## Problem details
Output each line exactly as it appears, skipping any embedded picture.

## Material provided
========================================================================
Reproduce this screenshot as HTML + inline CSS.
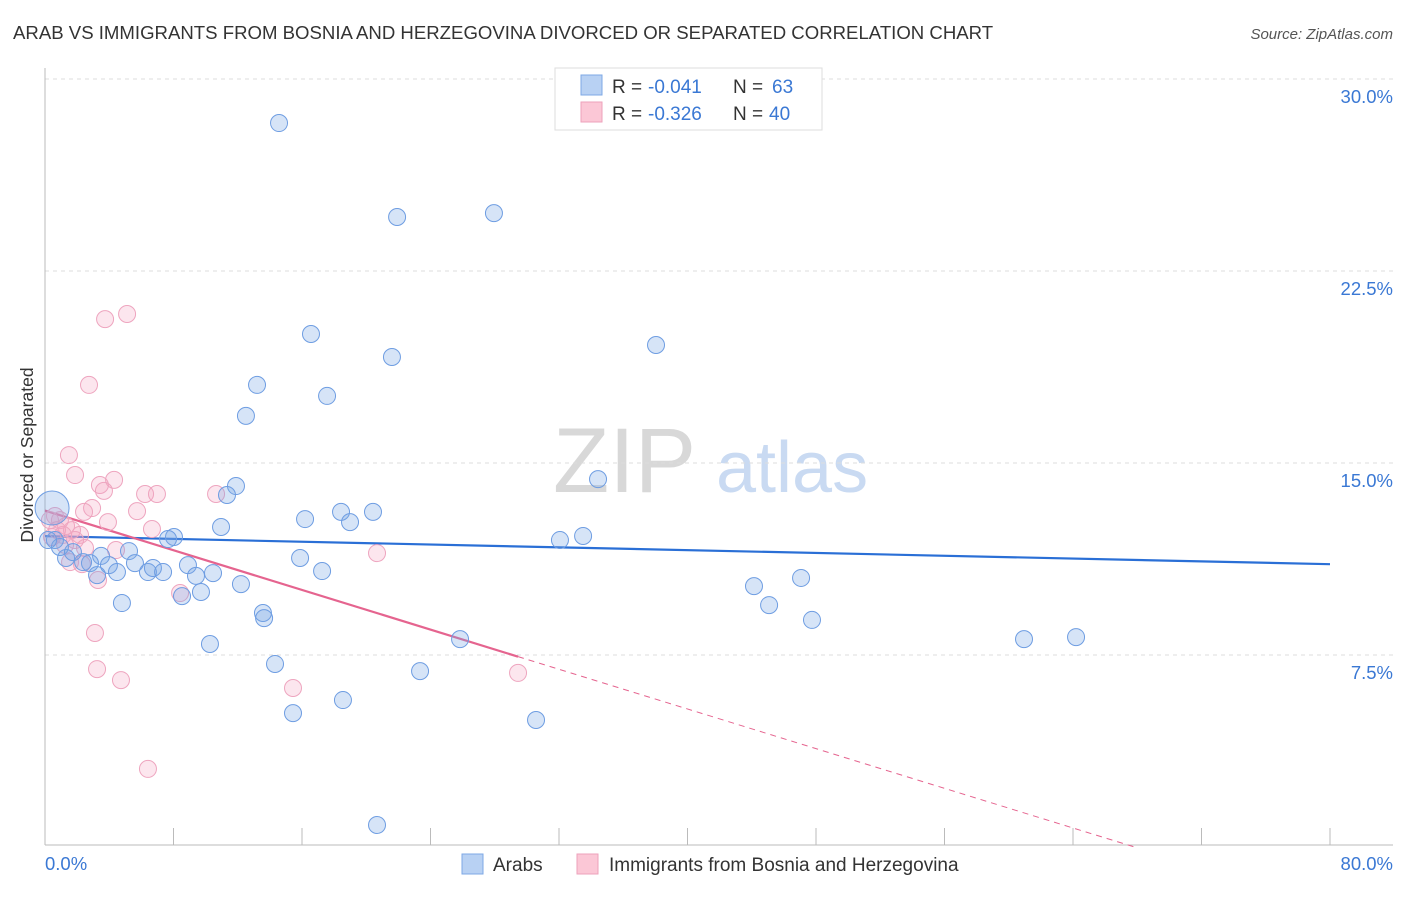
<!DOCTYPE html>
<html><head><meta charset="utf-8"><style>
body{margin:0;background:#fff;font-family:"Liberation Sans",sans-serif;}
svg text{font-family:"Liberation Sans",sans-serif;}
</style></head><body>
<svg id="chart" width="1406" height="892" viewBox="0 0 1406 892" xmlns="http://www.w3.org/2000/svg">
<text x="13" y="39" font-size="18.6" fill="#333">ARAB VS IMMIGRANTS FROM BOSNIA AND HERZEGOVINA DIVORCED OR SEPARATED CORRELATION CHART</text>
<text x="1393" y="39" font-size="15" fill="#555" font-style="italic" text-anchor="end">Source: ZipAtlas.com</text>
<g>
<text x="553" y="492" font-size="92" font-family="Liberation Serif, serif" fill="#d8d8d8">ZIP</text>
<text x="716" y="492" font-size="72" fill="#c9daf2">atlas</text>
</g>
<g id="grid"></g>
<g id="axes"></g>
<text transform="translate(33,455) rotate(-90)" font-size="17.5" fill="#333" text-anchor="middle">Divorced or Separated</text>
<g id="trends"></g>
<g id="points"></g>
<g>
<rect x="555" y="68" width="267" height="62" fill="#fff" stroke="#ddd"/>
<rect x="581" y="75" width="21" height="20" fill="#b8d1f3" stroke="#7ea8e6"/>
<rect x="581" y="102" width="21" height="20" fill="#fbc7d6" stroke="#eea2bb"/>
<text x="612" y="93" font-size="19" fill="#333">R =</text>
<text x="648" y="93" font-size="19" fill="#3a78d4">-0.041</text>
<text x="733" y="93" font-size="19" fill="#333">N =</text>
<text x="772" y="93" font-size="19" fill="#3a78d4">63</text>
<text x="612" y="120" font-size="19" fill="#333">R =</text>
<text x="648" y="120" font-size="19" fill="#3a78d4">-0.326</text>
<text x="733" y="120" font-size="19" fill="#333">N =</text>
<text x="769" y="120" font-size="19" fill="#3a78d4">40</text>
</g>
<g>
<rect x="462" y="854" width="21" height="20" fill="#b8d1f3" stroke="#7ea8e6"/>
<text x="493" y="871" font-size="19" fill="#333">Arabs</text>
<rect x="577" y="854" width="21" height="20" fill="#fbc7d6" stroke="#eea2bb"/>
<text x="609" y="871" font-size="19" fill="#333">Immigrants from Bosnia and Herzegovina</text>
</g>
</svg>
<script>
const blueX=[14.57,21.92,27.95,16.56,21.60,38.04,13.20,17.56,12.51,11.89,11.33,34.43,18.43,20.42,16.19,18.99,10.96,8.03,7.66,32.06,33.50,15.88,5.23,3.49,1.31,2.80,2.37,3.98,5.60,6.41,6.72,4.48,7.35,8.90,9.40,10.46,3.24,17.25,12.20,44.14,47.07,4.79,8.53,9.71,13.57,13.64,45.08,47.75,10.27,25.84,60.95,64.19,14.32,23.35,18.55,15.44,30.57,20.67,0.44,0.62,0.93,1.74,0.19];
const blueY=[28.28,24.61,24.76,20.04,19.14,19.61,18.05,17.62,16.84,14.10,13.75,14.37,13.09,13.09,12.81,12.69,12.50,12.11,12.03,11.99,12.15,11.29,11.56,11.37,11.29,11.09,11.13,11.01,11.09,10.74,10.90,10.74,10.74,11.01,10.59,10.70,10.62,10.78,10.27,10.19,10.51,9.53,9.80,9.96,9.14,8.94,9.45,8.87,7.93,8.12,8.12,8.20,7.15,6.87,5.74,5.23,4.96,0.86,13.24,11.99,11.72,11.52,11.99];
const pinkX=[3.74,5.11,2.74,1.49,1.87,3.42,4.30,3.67,6.23,6.97,10.65,2.93,5.73,2.43,3.92,0.62,0.93,6.66,1.31,1.68,2.18,1.12,1.87,4.42,20.67,1.56,2.30,3.30,8.41,3.11,3.24,4.73,15.44,29.45,6.41,0.31,0.75,0.44,1.25,2.49];
const pinkY=[20.62,20.82,18.05,15.31,14.53,14.14,14.34,13.91,13.79,13.79,13.79,13.24,13.12,13.09,12.69,12.93,12.77,12.42,12.54,12.38,12.19,12.19,11.99,11.60,11.48,11.13,11.05,10.43,9.92,8.36,6.95,6.52,6.21,6.80,3.05,12.77,12.38,12.11,11.80,11.68];
const yTicks=[7.5,15,22.5,30];
const yTickLabels=["7.5%","15.0%","22.5%","30.0%"];
const xTickVals=[0,8,16,24,32,40,48,56,64,72,80];
const NS="http://www.w3.org/2000/svg";
const X0=45,X1=1330,Y0=847,PXPER=192/7.5;
function sx(v){return X0+(v/80)*(X1-X0);}
function sy(v){return Y0-v*PXPER;}
function mk(tag,attrs,parent){const e=document.createElementNS(NS,tag);for(const k in attrs)e.setAttribute(k,attrs[k]);parent.appendChild(e);return e;}
const grid=document.getElementById('grid'),axes=document.getElementById('axes');
yTicks.forEach((t,i)=>{
 const g=mk('line',{x1:45,x2:1393,y1:sy(t),y2:sy(t),stroke:'#ddd','stroke-dasharray':'4,4'},grid);
 
 
 const l=mk('text',{x:1393,y:sy(t)+24,'font-size':18.5,fill:'#3a78d4','text-anchor':'end'},axes);
 l.textContent=yTickLabels[i];
 
 
});
const xa=mk('line',{x1:45,x2:1393,y1:845,y2:845,stroke:'#bbb'},axes);


const ya=mk('line',{x1:45,x2:45,y1:68,y2:845,stroke:'#bbb'},axes);


xTickVals.forEach(t=>{const tk=mk('line',{x1:sx(t),x2:sx(t),y1:828,y2:845,stroke:'#bbb'},axes);
 
 });
const xl0=mk('text',{x:45,y:870,'font-size':18.5,fill:'#3a78d4'},axes);xl0.textContent='0.0%';


const xl1=mk('text',{x:1393,y:870,'font-size':18.5,fill:'#3a78d4','text-anchor':'end'},axes);xl1.textContent='80.0%';


const pts=document.getElementById('points');
function drawPts(xs,ys,fill,stroke,name){xs.forEach((x,i)=>{
 const big=(name==='arab-point'&&i===58);
 const c=mk('circle',{cx:sx(x),cy:sy(ys[i]),r:big?17:8.5,fill:fill,stroke:stroke,'stroke-width':1},pts);
 
 
});}
drawPts(pinkX,pinkY,'rgba(245,165,195,0.28)','#eea5bf','bosnia-point');
drawPts(blueX,blueY,'rgba(120,165,230,0.3)','#6e9de2','arab-point');
function reg(xs,ys){const n=xs.length;let mx=0,my=0;for(let i=0;i<n;i++){mx+=xs[i];my+=ys[i];}mx/=n;my/=n;let sxy=0,sxx=0;for(let i=0;i<n;i++){sxy+=(xs[i]-mx)*(ys[i]-my);sxx+=(xs[i]-mx)**2;}const b=sxy/sxx;return [my-b*mx,b];}
const tr=document.getElementById('trends');
const [ba,bb]=reg(blueX,blueY);
const bl=mk('line',{x1:sx(0),y1:sy(ba),x2:sx(80),y2:sy(ba+bb*80),stroke:'#2a6fd6','stroke-width':2.2},tr);


const [pa,pb]=reg(pinkX,pinkY);
const pmax=Math.max(...pinkX);
const pl=mk('line',{x1:sx(0),y1:sy(pa),x2:sx(pmax),y2:sy(pa+pb*pmax),stroke:'#e5648f','stroke-width':2.2},tr);


const xEnd=Math.min(80,-pa/pb);
const pd=mk('line',{x1:sx(pmax),y1:sy(pa+pb*pmax),x2:sx(xEnd),y2:sy(pa+pb*xEnd),stroke:'#e5648f','stroke-width':1,'stroke-dasharray':'6,5'},tr);


</script>
</body></html>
========================================================================
## Full response
Reproduce this screenshot as HTML + inline CSS.
<!DOCTYPE html>
<html><head><meta charset="utf-8"><style>
body{margin:0;background:#fff;font-family:"Liberation Sans",sans-serif;}
svg text{font-family:"Liberation Sans",sans-serif;}
</style></head><body>
<svg id="chart" width="1406" height="892" viewBox="0 0 1406 892" xmlns="http://www.w3.org/2000/svg">
<text x="13" y="39" font-size="18.6" fill="#333">ARAB VS IMMIGRANTS FROM BOSNIA AND HERZEGOVINA DIVORCED OR SEPARATED CORRELATION CHART</text>
<text x="1393" y="39" font-size="15" fill="#555" font-style="italic" text-anchor="end">Source: ZipAtlas.com</text>
<g>
<text x="553" y="492" font-size="92" font-family="Liberation Serif, serif" fill="#d8d8d8">ZIP</text>
<text x="716" y="492" font-size="72" fill="#c9daf2">atlas</text>
</g>
<g id="grid"></g>
<g id="axes"></g>
<text transform="translate(33,455) rotate(-90)" font-size="17.5" fill="#333" text-anchor="middle">Divorced or Separated</text>
<g id="trends"></g>
<g id="points"></g>
<g>
<rect x="555" y="68" width="267" height="62" fill="#fff" stroke="#ddd"/>
<rect x="581" y="75" width="21" height="20" fill="#b8d1f3" stroke="#7ea8e6"/>
<rect x="581" y="102" width="21" height="20" fill="#fbc7d6" stroke="#eea2bb"/>
<text x="612" y="93" font-size="19" fill="#333">R =</text>
<text x="648" y="93" font-size="19" fill="#3a78d4">-0.041</text>
<text x="733" y="93" font-size="19" fill="#333">N =</text>
<text x="772" y="93" font-size="19" fill="#3a78d4">63</text>
<text x="612" y="120" font-size="19" fill="#333">R =</text>
<text x="648" y="120" font-size="19" fill="#3a78d4">-0.326</text>
<text x="733" y="120" font-size="19" fill="#333">N =</text>
<text x="769" y="120" font-size="19" fill="#3a78d4">40</text>
</g>
<g>
<rect x="462" y="854" width="21" height="20" fill="#b8d1f3" stroke="#7ea8e6"/>
<text x="493" y="871" font-size="19" fill="#333">Arabs</text>
<rect x="577" y="854" width="21" height="20" fill="#fbc7d6" stroke="#eea2bb"/>
<text x="609" y="871" font-size="19" fill="#333">Immigrants from Bosnia and Herzegovina</text>
</g>
</svg>
<script>
const blueX=[14.57,21.92,27.95,16.56,21.60,38.04,13.20,17.56,12.51,11.89,11.33,34.43,18.43,20.42,16.19,18.99,10.96,8.03,7.66,32.06,33.50,15.88,5.23,3.49,1.31,2.80,2.37,3.98,5.60,6.41,6.72,4.48,7.35,8.90,9.40,10.46,3.24,17.25,12.20,44.14,47.07,4.79,8.53,9.71,13.57,13.64,45.08,47.75,10.27,25.84,60.95,64.19,14.32,23.35,18.55,15.44,30.57,20.67,0.44,0.62,0.93,1.74,0.19];
const blueY=[28.28,24.61,24.76,20.04,19.14,19.61,18.05,17.62,16.84,14.10,13.75,14.37,13.09,13.09,12.81,12.69,12.50,12.11,12.03,11.99,12.15,11.29,11.56,11.37,11.29,11.09,11.13,11.01,11.09,10.74,10.90,10.74,10.74,11.01,10.59,10.70,10.62,10.78,10.27,10.19,10.51,9.53,9.80,9.96,9.14,8.94,9.45,8.87,7.93,8.12,8.12,8.20,7.15,6.87,5.74,5.23,4.96,0.86,13.24,11.99,11.72,11.52,11.99];
const pinkX=[3.74,5.11,2.74,1.49,1.87,3.42,4.30,3.67,6.23,6.97,10.65,2.93,5.73,2.43,3.92,0.62,0.93,6.66,1.31,1.68,2.18,1.12,1.87,4.42,20.67,1.56,2.30,3.30,8.41,3.11,3.24,4.73,15.44,29.45,6.41,0.31,0.75,0.44,1.25,2.49];
const pinkY=[20.62,20.82,18.05,15.31,14.53,14.14,14.34,13.91,13.79,13.79,13.79,13.24,13.12,13.09,12.69,12.93,12.77,12.42,12.54,12.38,12.19,12.19,11.99,11.60,11.48,11.13,11.05,10.43,9.92,8.36,6.95,6.52,6.21,6.80,3.05,12.77,12.38,12.11,11.80,11.68];
const yTicks=[7.5,15,22.5,30];
const yTickLabels=["7.5%","15.0%","22.5%","30.0%"];
const xTickVals=[0,8,16,24,32,40,48,56,64,72,80];
const NS="http://www.w3.org/2000/svg";
const X0=45,X1=1330,Y0=847,PXPER=192/7.5;
function sx(v){return X0+(v/80)*(X1-X0);}
function sy(v){return Y0-v*PXPER;}
function mk(tag,attrs,parent){const e=document.createElementNS(NS,tag);for(const k in attrs)e.setAttribute(k,attrs[k]);parent.appendChild(e);return e;}
const grid=document.getElementById('grid'),axes=document.getElementById('axes');
yTicks.forEach((t,i)=>{
 const g=mk('line',{x1:45,x2:1393,y1:sy(t),y2:sy(t),stroke:'#ddd','stroke-dasharray':'4,4'},grid);
 
 
 const l=mk('text',{x:1393,y:sy(t)+24,'font-size':18.5,fill:'#3a78d4','text-anchor':'end'},axes);
 l.textContent=yTickLabels[i];
 
 
});
const xa=mk('line',{x1:45,x2:1393,y1:845,y2:845,stroke:'#bbb'},axes);


const ya=mk('line',{x1:45,x2:45,y1:68,y2:845,stroke:'#bbb'},axes);


xTickVals.forEach(t=>{const tk=mk('line',{x1:sx(t),x2:sx(t),y1:828,y2:845,stroke:'#bbb'},axes);
 
 });
const xl0=mk('text',{x:45,y:870,'font-size':18.5,fill:'#3a78d4'},axes);xl0.textContent='0.0%';


const xl1=mk('text',{x:1393,y:870,'font-size':18.5,fill:'#3a78d4','text-anchor':'end'},axes);xl1.textContent='80.0%';


const pts=document.getElementById('points');
function drawPts(xs,ys,fill,stroke,name){xs.forEach((x,i)=>{
 const big=(name==='arab-point'&&i===58);
 const c=mk('circle',{cx:sx(x),cy:sy(ys[i]),r:big?17:8.5,fill:fill,stroke:stroke,'stroke-width':1},pts);
 
 
});}
drawPts(pinkX,pinkY,'rgba(245,165,195,0.28)','#eea5bf','bosnia-point');
drawPts(blueX,blueY,'rgba(120,165,230,0.3)','#6e9de2','arab-point');
function reg(xs,ys){const n=xs.length;let mx=0,my=0;for(let i=0;i<n;i++){mx+=xs[i];my+=ys[i];}mx/=n;my/=n;let sxy=0,sxx=0;for(let i=0;i<n;i++){sxy+=(xs[i]-mx)*(ys[i]-my);sxx+=(xs[i]-mx)**2;}const b=sxy/sxx;return [my-b*mx,b];}
const tr=document.getElementById('trends');
const [ba,bb]=reg(blueX,blueY);
const bl=mk('line',{x1:sx(0),y1:sy(ba),x2:sx(80),y2:sy(ba+bb*80),stroke:'#2a6fd6','stroke-width':2.2},tr);


const [pa,pb]=reg(pinkX,pinkY);
const pmax=Math.max(...pinkX);
const pl=mk('line',{x1:sx(0),y1:sy(pa),x2:sx(pmax),y2:sy(pa+pb*pmax),stroke:'#e5648f','stroke-width':2.2},tr);


const xEnd=Math.min(80,-pa/pb);
const pd=mk('line',{x1:sx(pmax),y1:sy(pa+pb*pmax),x2:sx(xEnd),y2:sy(pa+pb*xEnd),stroke:'#e5648f','stroke-width':1,'stroke-dasharray':'6,5'},tr);


</script>
</body></html>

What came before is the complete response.